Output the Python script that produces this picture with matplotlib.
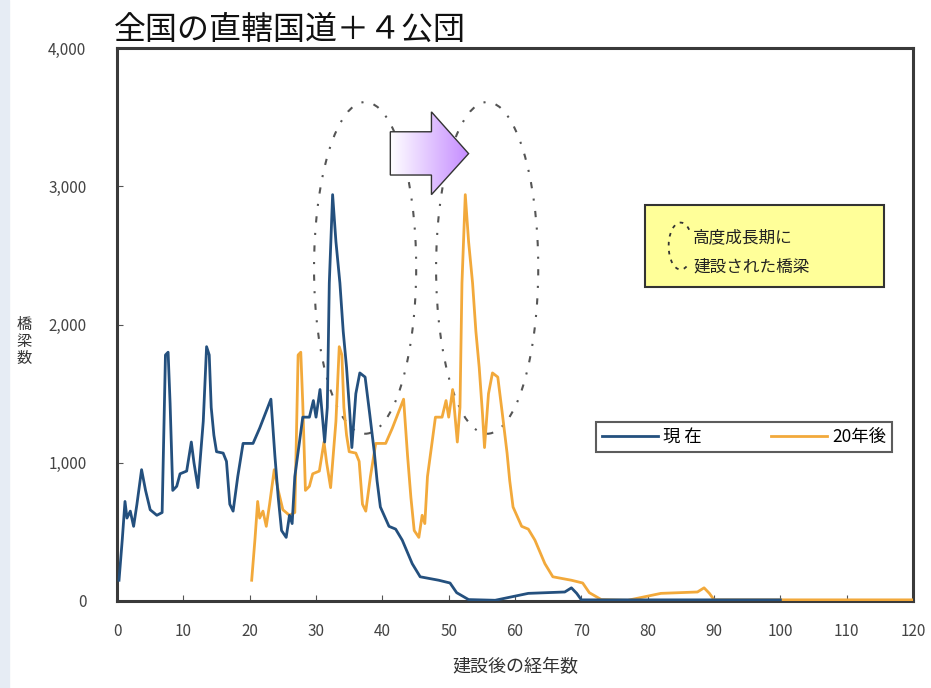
import numpy as np
import matplotlib
matplotlib.use("Agg")
import matplotlib.pyplot as plt
from matplotlib.patches import Ellipse, Polygon, Rectangle, Arc

plt.rcParams['font.family'] = ['Noto Sans CJK JP', 'DejaVu Sans']

# age of bridges now (years) and number of bridges
ages_now = [0.3, 0.8, 1.2, 1.5, 2.0, 2.5, 3.0, 3.7, 4.3, 5.0, 6.0, 6.8, 7.3, 7.7,
            8.0, 8.4, 9.0, 9.5, 10.5, 11.2, 11.6, 12.2, 13.0, 13.5, 13.9, 14.2,
            14.6, 15.0, 16.0, 16.5, 17.0, 17.5, 18.2, 19.0, 20.5, 21.5, 23.2,
            23.8, 24.3, 24.8, 25.5, 26.0, 26.4, 26.8, 27.5, 28.0, 29.0, 29.6,
            30.0, 30.6, 31.3, 31.7, 32.0, 32.5, 33.0, 33.6, 34.1, 34.6, 35.1,
            35.4, 36.0, 36.6, 37.4, 38.1, 38.8, 39.2, 39.7, 41.0, 42.0, 43.0,
            44.5, 45.7, 48.5, 50.2, 51.2, 53.0, 57.0, 58.5, 62.0, 67.5, 68.5,
            69.3, 70.0, 98.0, 100.0]
bridges = [150, 450, 720, 600, 650, 540, 700, 950, 800, 660, 620, 640, 1780, 1800,
           1430, 800, 830, 920, 940, 1150, 1000, 820, 1300, 1840, 1780, 1400,
           1200, 1080, 1070, 1010, 700, 650, 900, 1140, 1140, 1250, 1460,
           1050, 750, 510, 460, 620, 560, 900, 1150, 1330, 1330, 1450,
           1330, 1530, 1150, 1400, 2300, 2940, 2600, 2300, 1950, 1690, 1350,
           1110, 1500, 1650, 1620, 1350, 1070, 870, 680, 540, 520, 440,
           270, 175, 150, 130, 60, 10, 5, 20, 55, 65, 95,
           55, 8, 8, 8]
shift_years = 20  # same bridges, 20 years older

x_ticks = list(range(0, 121, 10))
y_ticks = [0, 1000, 2000, 3000, 4000]
y_tick_labels = ['0', '1,000', '2,000', '3,000', '4,000']

blue = '#24507e'
orange = '#f2a93b'
frame = '#3a3a3a'

fig = plt.figure(figsize=(9.31, 6.88), dpi=100)
fig.patches.append(Rectangle((0, 0), 0.01, 1, transform=fig.transFigure,
                             color='#e6ecf4', zorder=0))
ax = fig.add_axes([0.1257, 0.1265, 0.855, 0.8035])

ages_later = np.array(ages_now) + shift_years
ax.plot(ages_later, bridges, color=orange, lw=2.0, label='20年後', zorder=3)
ax.plot(ages_now, bridges, color=blue, lw=2.0, label='現 在', zorder=4)

ax.set_xlim(0, 120)
ax.set_ylim(0, 4000)
ax.set_xticks(x_ticks)
ax.set_yticks(y_ticks)
ax.set_yticklabels(y_tick_labels)
ax.tick_params(direction='in', length=4, color='#555555', labelsize=11,
               labelcolor='#444444')
ax.tick_params(axis='x', pad=16)
ax.tick_params(axis='y', pad=22)
for s in ax.spines.values():
    s.set_color(frame)
    s.set_linewidth(2.2)

# dashed ellipses around the high-growth-era bridges
for cx in (37.4, 55.8):
    ax.add_patch(Ellipse((cx, 2410), 15.4, 2400, fill=False, ec='#555555',
                         lw=1.5, ls=(0, (3, 5, 1, 5)), zorder=2))

# gradient block arrow
arrow_pts = [(41.2, 3082), (41.2, 3395), (47.4, 3395), (47.4, 3539),
             (53.0, 3237), (47.4, 2940), (47.4, 3082)]
arrow = Polygon(arrow_pts, closed=True, fc='none', ec='#333333', lw=1.0, zorder=6)
ax.add_patch(arrow)
grad = np.linspace(0, 1, 256).reshape(1, -1)
cmap = matplotlib.colors.LinearSegmentedColormap.from_list('pw', ['#ffffff', '#c58cff'])
im = ax.imshow(grad, extent=[41.2, 53.0, 2940, 3539], aspect='auto', cmap=cmap,
               zorder=5)
im.set_clip_path(arrow)
ax.set_xlim(0, 120)
ax.set_ylim(0, 4000)

# yellow note box
ax.add_patch(Rectangle((0.663, 0.568), 0.300, 0.148, transform=ax.transAxes,
                       fc='#ffff99', ec='#333333', lw=1.5, zorder=6))
ax.add_patch(Arc((0.708, 0.642), 0.03, 0.085, theta1=70, theta2=290,
                 transform=ax.transAxes, ec='#333333', lw=1.3,
                 ls=(0, (2, 3)), zorder=7))
ax.text(0.724, 0.657, '高度成長期に', transform=ax.transAxes, fontsize=12,
        va='center', ha='left', color='#222222', zorder=7)
ax.text(0.724, 0.604, '建設された橋梁', transform=ax.transAxes, fontsize=12,
        va='center', ha='left', color='#222222', zorder=7)

handles, labels = ax.get_legend_handles_labels()
leg = ax.legend(handles[::-1], labels[::-1], ncol=2, loc='center',
                bbox_to_anchor=(0.788, 0.297), fontsize=12.5, frameon=True,
                fancybox=False, edgecolor='#333333', handlelength=3.2,
                columnspacing=4.0, borderpad=0.35, handletextpad=0.3)
leg.get_frame().set_linewidth(1.5)
leg.set_zorder(8)

fig.text(0.122, 0.957, '全国の直轄国道＋４公団', fontsize=23, ha='left',
         va='center', color='#111111')
ax.set_xlabel('建設後の経年数', fontsize=13, color='#333333', labelpad=13)
fig.text(0.026, 0.503, '橋\n梁\n数', fontsize=11, ha='center', va='center',
         linespacing=1.0, color='#333333')

fig.savefig('out.png', dpi=100)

* **WHAT YOU HAVE TO DO**
Extract, word for word, each line from the top of the data down to and including the line with "plt.rcParams['font.family'] = ['Noto"; skip the pictures.

* **SOLUTION FOR THIS PROBLEM**
Output the Python script that produces this picture with matplotlib.
import numpy as np
import matplotlib
matplotlib.use("Agg")
import matplotlib.pyplot as plt
from matplotlib.patches import Ellipse, Polygon, Rectangle, Arc

plt.rcParams['font.family'] = ['Noto Sans CJK JP', 'DejaVu Sans']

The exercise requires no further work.